#### Aim
Quote exactly, and only, the lines from the one with "What TikZ code" down to the one with "(rightbus) at (1149,0);", both included.

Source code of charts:
- - - - - - -

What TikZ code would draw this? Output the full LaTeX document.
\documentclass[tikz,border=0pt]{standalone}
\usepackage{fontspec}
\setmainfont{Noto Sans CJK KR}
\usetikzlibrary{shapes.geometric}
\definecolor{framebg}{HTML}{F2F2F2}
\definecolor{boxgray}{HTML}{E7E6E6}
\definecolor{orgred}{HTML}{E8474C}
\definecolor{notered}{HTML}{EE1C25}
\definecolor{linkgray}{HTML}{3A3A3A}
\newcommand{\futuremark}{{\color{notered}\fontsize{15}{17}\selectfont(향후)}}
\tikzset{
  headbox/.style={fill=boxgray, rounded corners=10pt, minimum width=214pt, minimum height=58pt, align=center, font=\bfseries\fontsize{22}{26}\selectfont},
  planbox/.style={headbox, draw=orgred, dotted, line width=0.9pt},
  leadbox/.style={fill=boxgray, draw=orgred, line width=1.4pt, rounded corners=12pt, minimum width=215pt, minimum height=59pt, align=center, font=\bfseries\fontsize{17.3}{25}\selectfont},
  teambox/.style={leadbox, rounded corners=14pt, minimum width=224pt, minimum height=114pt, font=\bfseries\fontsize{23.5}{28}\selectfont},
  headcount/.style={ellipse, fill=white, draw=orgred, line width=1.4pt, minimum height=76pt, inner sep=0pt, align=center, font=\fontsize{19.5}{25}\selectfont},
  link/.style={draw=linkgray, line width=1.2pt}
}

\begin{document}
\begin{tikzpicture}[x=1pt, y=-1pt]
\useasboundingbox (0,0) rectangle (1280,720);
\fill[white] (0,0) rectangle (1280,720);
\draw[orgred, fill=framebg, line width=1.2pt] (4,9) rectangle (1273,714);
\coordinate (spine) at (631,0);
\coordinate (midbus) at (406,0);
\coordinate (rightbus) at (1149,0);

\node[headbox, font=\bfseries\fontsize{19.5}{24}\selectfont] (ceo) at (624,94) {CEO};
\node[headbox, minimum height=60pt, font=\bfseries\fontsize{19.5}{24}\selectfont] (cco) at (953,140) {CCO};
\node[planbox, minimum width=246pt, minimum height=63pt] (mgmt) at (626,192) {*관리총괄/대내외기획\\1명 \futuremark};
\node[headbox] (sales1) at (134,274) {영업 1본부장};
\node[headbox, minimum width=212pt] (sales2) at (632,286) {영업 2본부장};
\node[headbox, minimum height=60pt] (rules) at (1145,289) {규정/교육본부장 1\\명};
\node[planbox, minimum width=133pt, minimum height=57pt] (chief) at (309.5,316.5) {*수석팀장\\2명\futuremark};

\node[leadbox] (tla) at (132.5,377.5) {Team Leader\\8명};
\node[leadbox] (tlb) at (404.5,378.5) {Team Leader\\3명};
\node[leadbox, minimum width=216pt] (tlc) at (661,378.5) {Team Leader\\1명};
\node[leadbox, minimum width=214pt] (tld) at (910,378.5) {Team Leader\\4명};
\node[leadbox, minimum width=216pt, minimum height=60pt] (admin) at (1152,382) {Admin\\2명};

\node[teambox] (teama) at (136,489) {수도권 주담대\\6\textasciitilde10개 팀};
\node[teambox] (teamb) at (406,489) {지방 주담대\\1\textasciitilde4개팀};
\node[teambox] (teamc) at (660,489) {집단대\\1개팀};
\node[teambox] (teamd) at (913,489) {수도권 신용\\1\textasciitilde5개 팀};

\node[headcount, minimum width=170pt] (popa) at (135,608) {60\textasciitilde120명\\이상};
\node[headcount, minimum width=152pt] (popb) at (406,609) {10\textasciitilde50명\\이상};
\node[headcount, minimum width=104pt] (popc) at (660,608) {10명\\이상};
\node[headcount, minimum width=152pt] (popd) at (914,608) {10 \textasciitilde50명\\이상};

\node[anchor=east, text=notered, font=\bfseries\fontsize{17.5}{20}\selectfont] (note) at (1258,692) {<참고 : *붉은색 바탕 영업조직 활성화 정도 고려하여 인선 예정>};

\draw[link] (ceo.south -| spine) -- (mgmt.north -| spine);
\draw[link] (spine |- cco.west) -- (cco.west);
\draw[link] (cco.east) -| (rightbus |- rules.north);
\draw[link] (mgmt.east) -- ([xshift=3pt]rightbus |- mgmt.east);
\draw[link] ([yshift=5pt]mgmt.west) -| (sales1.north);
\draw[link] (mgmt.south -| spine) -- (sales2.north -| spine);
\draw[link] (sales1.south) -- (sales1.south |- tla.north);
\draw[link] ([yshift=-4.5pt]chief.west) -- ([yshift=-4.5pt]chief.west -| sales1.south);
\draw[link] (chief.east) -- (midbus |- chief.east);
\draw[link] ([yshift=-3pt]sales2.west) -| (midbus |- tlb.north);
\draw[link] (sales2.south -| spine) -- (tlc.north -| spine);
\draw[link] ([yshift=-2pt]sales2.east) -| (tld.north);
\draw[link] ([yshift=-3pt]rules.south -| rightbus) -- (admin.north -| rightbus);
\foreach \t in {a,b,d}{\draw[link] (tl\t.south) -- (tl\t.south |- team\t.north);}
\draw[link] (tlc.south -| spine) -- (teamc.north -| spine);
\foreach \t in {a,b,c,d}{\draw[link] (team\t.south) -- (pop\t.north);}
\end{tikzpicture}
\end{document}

- - - - - - -

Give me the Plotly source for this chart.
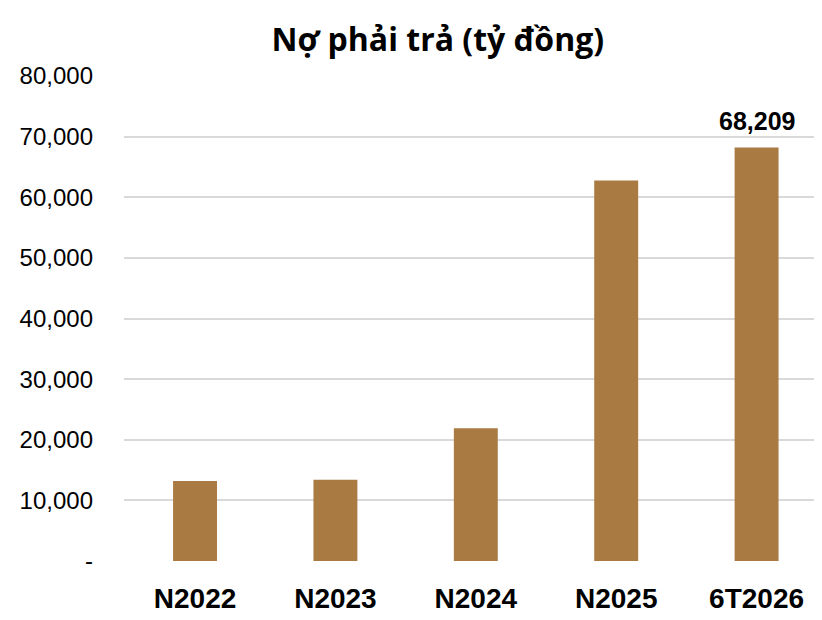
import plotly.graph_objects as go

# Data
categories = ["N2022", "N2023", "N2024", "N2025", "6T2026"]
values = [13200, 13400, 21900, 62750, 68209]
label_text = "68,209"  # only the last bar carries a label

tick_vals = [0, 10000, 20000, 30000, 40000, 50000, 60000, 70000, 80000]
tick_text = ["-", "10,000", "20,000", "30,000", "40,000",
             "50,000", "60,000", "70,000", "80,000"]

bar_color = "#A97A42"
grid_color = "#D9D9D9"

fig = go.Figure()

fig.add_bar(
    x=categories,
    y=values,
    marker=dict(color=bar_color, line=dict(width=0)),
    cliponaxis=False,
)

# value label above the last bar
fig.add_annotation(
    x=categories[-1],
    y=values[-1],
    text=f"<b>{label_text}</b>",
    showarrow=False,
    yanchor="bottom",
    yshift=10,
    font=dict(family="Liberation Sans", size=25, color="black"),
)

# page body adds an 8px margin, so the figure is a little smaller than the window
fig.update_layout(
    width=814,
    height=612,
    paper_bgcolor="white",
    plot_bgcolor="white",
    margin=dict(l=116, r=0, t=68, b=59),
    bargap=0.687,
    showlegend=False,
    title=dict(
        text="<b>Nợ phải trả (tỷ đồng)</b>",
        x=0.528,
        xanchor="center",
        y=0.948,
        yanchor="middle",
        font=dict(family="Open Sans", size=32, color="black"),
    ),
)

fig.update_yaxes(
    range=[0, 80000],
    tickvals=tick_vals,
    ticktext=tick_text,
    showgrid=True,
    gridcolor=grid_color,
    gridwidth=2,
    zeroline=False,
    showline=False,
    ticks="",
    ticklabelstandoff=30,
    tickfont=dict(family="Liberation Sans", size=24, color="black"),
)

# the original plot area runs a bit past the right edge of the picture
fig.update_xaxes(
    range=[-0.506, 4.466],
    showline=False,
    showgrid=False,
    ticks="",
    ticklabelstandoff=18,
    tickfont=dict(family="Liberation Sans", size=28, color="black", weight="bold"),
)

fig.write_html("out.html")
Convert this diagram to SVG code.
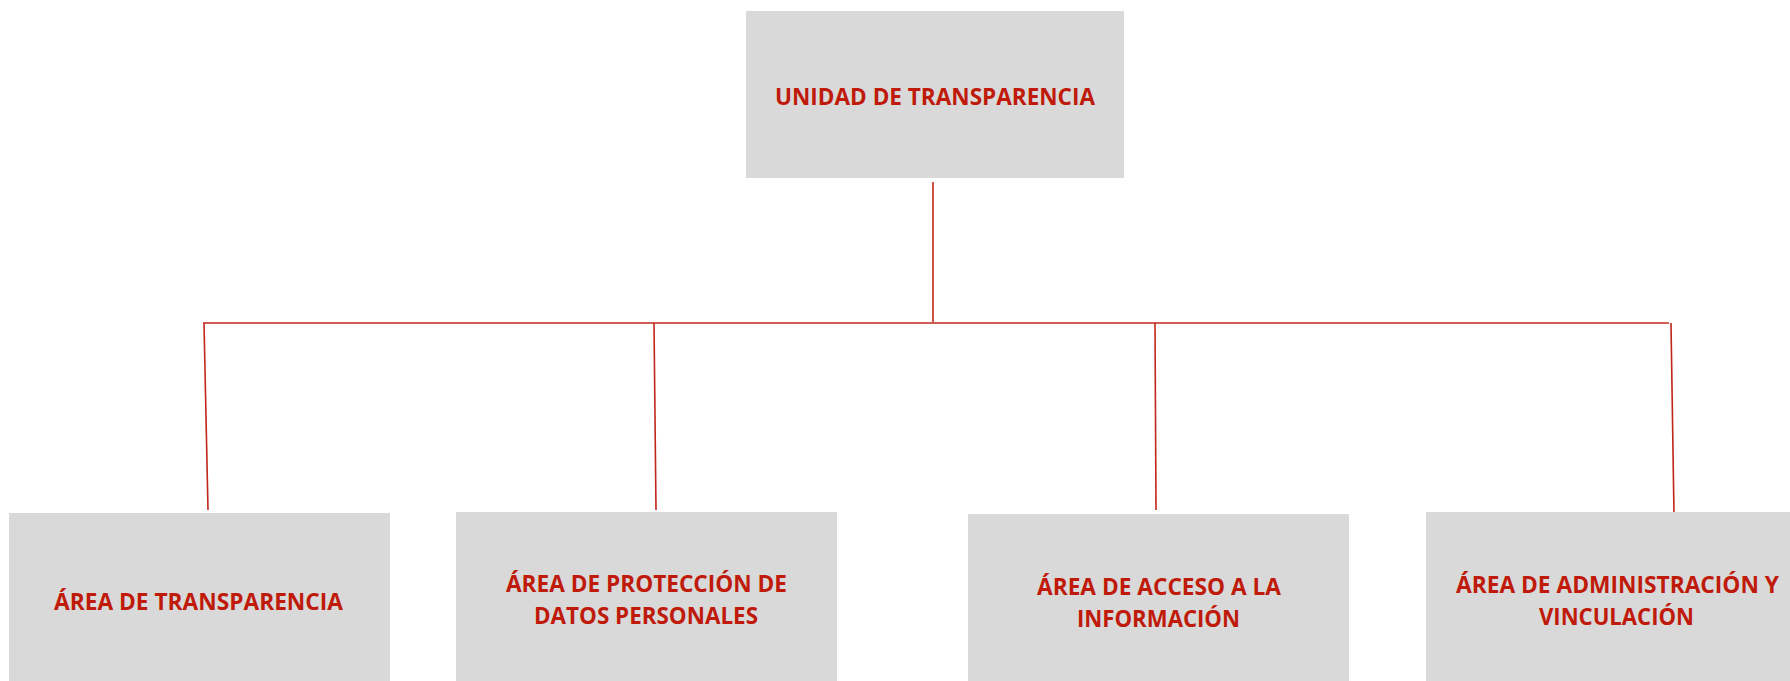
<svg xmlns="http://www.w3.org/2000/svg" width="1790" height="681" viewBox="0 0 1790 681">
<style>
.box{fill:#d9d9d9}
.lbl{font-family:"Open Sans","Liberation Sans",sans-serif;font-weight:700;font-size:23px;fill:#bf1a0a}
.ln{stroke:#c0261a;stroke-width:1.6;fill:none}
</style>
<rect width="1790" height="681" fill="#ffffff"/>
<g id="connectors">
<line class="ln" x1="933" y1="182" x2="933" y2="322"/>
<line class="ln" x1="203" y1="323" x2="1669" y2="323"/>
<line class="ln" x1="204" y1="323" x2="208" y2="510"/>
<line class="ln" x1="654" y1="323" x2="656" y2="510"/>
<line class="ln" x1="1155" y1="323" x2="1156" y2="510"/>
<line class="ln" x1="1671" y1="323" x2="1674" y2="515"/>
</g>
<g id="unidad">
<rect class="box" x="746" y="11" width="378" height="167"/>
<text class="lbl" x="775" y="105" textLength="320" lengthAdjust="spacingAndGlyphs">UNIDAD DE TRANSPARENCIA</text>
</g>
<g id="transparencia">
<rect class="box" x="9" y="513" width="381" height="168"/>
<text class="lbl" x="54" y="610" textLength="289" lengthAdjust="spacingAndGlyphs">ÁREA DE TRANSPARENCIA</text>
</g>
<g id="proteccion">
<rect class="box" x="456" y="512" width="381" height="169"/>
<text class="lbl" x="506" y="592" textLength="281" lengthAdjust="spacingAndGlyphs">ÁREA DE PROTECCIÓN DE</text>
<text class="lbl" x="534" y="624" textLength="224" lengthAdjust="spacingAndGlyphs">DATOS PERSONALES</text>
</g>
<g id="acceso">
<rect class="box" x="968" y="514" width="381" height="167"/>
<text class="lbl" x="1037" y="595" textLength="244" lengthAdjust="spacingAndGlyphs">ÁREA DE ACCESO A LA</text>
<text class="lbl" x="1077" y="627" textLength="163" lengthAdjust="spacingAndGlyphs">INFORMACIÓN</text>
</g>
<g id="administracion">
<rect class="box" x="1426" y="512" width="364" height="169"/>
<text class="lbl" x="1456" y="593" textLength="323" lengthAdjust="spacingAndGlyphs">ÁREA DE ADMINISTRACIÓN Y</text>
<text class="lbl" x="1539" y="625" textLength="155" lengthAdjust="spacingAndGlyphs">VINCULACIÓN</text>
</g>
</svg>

- - - - - - -

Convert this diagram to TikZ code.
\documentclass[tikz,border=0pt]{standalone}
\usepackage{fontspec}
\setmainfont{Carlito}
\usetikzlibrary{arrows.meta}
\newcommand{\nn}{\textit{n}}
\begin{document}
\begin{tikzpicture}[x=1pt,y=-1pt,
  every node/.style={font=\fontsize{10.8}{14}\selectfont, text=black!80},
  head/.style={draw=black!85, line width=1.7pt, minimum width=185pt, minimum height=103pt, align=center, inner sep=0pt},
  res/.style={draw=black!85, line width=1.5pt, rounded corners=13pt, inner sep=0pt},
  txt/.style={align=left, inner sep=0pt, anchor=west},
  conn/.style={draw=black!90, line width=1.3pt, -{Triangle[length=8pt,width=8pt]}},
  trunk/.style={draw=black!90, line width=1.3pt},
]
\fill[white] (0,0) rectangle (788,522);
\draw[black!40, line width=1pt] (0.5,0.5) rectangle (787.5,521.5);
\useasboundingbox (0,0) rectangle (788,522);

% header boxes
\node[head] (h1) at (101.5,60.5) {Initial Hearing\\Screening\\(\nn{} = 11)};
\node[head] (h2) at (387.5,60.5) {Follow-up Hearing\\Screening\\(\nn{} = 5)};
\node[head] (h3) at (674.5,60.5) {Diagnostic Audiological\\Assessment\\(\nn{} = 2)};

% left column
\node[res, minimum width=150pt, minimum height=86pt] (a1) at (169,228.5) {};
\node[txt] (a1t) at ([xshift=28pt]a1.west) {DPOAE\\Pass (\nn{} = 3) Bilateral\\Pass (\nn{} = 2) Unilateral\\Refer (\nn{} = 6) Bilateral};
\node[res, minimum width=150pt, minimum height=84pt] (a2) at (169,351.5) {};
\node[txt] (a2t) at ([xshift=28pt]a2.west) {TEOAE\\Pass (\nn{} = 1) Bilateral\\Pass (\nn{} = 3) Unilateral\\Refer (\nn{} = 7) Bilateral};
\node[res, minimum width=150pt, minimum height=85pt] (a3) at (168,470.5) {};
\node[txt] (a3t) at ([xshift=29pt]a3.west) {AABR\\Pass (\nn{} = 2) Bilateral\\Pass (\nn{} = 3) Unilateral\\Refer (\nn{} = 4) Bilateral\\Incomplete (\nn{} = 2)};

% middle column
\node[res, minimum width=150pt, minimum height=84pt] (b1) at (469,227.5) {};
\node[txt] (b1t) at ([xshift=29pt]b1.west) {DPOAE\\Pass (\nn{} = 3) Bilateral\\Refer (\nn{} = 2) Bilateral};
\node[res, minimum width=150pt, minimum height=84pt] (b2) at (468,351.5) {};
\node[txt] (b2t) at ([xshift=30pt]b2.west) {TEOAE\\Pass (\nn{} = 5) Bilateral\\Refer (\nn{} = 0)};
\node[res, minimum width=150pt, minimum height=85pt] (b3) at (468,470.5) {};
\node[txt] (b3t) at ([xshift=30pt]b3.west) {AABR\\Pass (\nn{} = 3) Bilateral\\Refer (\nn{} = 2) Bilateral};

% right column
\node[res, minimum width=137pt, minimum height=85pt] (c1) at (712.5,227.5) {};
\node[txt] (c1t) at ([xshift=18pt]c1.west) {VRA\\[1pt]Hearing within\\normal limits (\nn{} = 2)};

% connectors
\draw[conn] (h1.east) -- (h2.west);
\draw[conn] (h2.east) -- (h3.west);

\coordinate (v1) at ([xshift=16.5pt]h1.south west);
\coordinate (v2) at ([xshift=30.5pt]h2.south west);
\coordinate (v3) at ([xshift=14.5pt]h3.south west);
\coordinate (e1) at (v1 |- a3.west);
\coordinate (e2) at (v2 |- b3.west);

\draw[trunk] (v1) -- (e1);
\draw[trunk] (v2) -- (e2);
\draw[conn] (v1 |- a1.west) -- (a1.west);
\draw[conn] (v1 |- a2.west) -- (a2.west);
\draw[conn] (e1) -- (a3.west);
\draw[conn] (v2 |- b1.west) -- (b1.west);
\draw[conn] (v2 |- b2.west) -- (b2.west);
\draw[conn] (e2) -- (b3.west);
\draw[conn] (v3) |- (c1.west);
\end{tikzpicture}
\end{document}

- - - - - - -

#### Response for this exercise
What TikZ code would draw this? Output the full LaTeX document.
\documentclass[tikz,border=0pt]{standalone}
\usepackage{fontspec}
\setmainfont{Noto Sans CJK KR}
\usetikzlibrary{shapes.geometric}
\definecolor{framebg}{HTML}{F2F2F2}
\definecolor{boxgray}{HTML}{E7E6E6}
\definecolor{orgred}{HTML}{E8474C}
\definecolor{notered}{HTML}{EE1C25}
\definecolor{linkgray}{HTML}{3A3A3A}
\newcommand{\futuremark}{{\color{notered}\fontsize{15}{17}\selectfont(향후)}}
\tikzset{
  headbox/.style={fill=boxgray, rounded corners=10pt, minimum width=214pt, minimum height=58pt, align=center, font=\bfseries\fontsize{22}{26}\selectfont},
  planbox/.style={headbox, draw=orgred, dotted, line width=0.9pt},
  leadbox/.style={fill=boxgray, draw=orgred, line width=1.4pt, rounded corners=12pt, minimum width=215pt, minimum height=59pt, align=center, font=\bfseries\fontsize{17.3}{25}\selectfont},
  teambox/.style={leadbox, rounded corners=14pt, minimum width=224pt, minimum height=114pt, font=\bfseries\fontsize{23.5}{28}\selectfont},
  headcount/.style={ellipse, fill=white, draw=orgred, line width=1.4pt, minimum height=76pt, inner sep=0pt, align=center, font=\fontsize{19.5}{25}\selectfont},
  link/.style={draw=linkgray, line width=1.2pt}
}

\begin{document}
\begin{tikzpicture}[x=1pt, y=-1pt]
\useasboundingbox (0,0) rectangle (1280,720);
\fill[white] (0,0) rectangle (1280,720);
\draw[orgred, fill=framebg, line width=1.2pt] (4,9) rectangle (1273,714);
\coordinate (spine) at (631,0);
\coordinate (midbus) at (406,0);
\coordinate (rightbus) at (1149,0);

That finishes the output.